Heaney also uses words and phrases that can have double meanings. The most obvious example is when the speaker says, “In the porch I met my father crying” which leaves it to the reader’s imagination whether the speaker is crying, the father is crying, or both (4). In the next line, he says, “And Big Jim Evans saying it was a hard blow” (5). At first, this appears to explain only why the father is crying. However, later in the poem when he is looking at his brother’s body and says, “Wearing a poppy bruise on his left temple,/ He lay in the four foot box as in his cot./ No gaudy scars, the bumper knocked him clear” it is apparent that his younger brother also took a hard blow when a car hit him (19-21). The title of the poem itself, “Mid-Term Break,” also has more than one meaning.

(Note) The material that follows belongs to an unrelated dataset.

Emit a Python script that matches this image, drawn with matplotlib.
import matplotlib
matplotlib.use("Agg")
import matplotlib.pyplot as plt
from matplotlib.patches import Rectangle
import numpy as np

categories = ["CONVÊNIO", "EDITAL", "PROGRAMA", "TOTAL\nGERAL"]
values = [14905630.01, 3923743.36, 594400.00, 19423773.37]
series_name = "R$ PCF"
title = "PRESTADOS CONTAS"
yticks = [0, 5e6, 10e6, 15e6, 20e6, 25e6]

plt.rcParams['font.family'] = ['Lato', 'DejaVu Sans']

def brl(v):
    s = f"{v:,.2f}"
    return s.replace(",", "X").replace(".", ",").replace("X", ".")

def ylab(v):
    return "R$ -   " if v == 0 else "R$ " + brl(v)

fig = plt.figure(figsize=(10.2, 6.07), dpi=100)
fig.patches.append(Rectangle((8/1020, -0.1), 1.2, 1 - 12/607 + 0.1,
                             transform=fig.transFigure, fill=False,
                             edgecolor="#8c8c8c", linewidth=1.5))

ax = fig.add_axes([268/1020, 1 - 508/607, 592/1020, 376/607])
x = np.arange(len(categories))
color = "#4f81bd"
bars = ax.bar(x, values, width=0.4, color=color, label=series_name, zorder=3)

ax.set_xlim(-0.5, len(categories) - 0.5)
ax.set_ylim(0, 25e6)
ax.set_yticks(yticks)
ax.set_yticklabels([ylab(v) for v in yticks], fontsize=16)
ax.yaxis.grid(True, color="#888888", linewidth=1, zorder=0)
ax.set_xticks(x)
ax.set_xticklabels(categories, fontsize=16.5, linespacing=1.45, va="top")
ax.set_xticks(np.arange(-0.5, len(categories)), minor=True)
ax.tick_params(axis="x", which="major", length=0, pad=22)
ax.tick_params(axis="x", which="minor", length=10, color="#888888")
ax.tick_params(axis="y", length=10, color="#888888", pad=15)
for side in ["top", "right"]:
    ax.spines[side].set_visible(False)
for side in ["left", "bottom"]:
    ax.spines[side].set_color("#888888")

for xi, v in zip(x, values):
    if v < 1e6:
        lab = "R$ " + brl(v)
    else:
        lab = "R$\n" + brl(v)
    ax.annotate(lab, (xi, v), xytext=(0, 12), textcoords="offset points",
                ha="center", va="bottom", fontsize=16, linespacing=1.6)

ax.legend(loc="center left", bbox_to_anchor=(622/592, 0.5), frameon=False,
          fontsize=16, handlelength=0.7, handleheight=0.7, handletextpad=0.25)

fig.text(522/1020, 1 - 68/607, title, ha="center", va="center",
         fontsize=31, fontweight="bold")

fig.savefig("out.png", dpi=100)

Although such breaks are usually thought of as a respite from school and studies, in this case the break is not a scheduled one, giving the title a darker meaning.
Because, as Heaney wrote in his poem “Fosterage,” description is revelation, visual and audible imagery contrasts offer insight into the conflict the boy feels between denial and acceptance concerning his brother’s death. Seeing his father cry although he never cries, hearing the laughing baby as people mourn, having his hand shaken by his elders, and seeing his brother lay in silence are all unusual things the speaker observes that oppose what he normally expects to see. The poem resolves the conflict between denial and acceptance as they speaker finally views his brother in his coffin. The speaker feels the contrast between life and death and can now accept the reality of what has happened. As a poet, contrast is important to Heaney. In his interview, he said, “I had had some notion that modern poetry was so far beyond the likes of me – there was Eliot and so on – so I got this thrill out of trusting my own background” (Randall and Heaney 14). If the poem is not autobiographical, Heaney certainly witnessed similar situations in his own life. By taking an ordinary situation from his own background and showing the contrasts in the situation to the reader, using sound, and figurative language, Heaney makes the moment extraordinary.
Works Cited
Allison, Jonathan. “’Friendship’s Garland’ and the Manuscripts of Seamus Heaney’s ‘Fosterage.’” The Yearbook of English Studies 35 (2005): 58-71.
Heaney, Seamus. “Mid-Term Break.” The Norton Introduction to Literature. Norton: PUBLICATION DATE. Print. PAGE NUMBER(S).
Randall, James and Heaney, Seamus. “An Interview with Seamus Heaney.” Ploughshares 5.3 (1979): 7-22.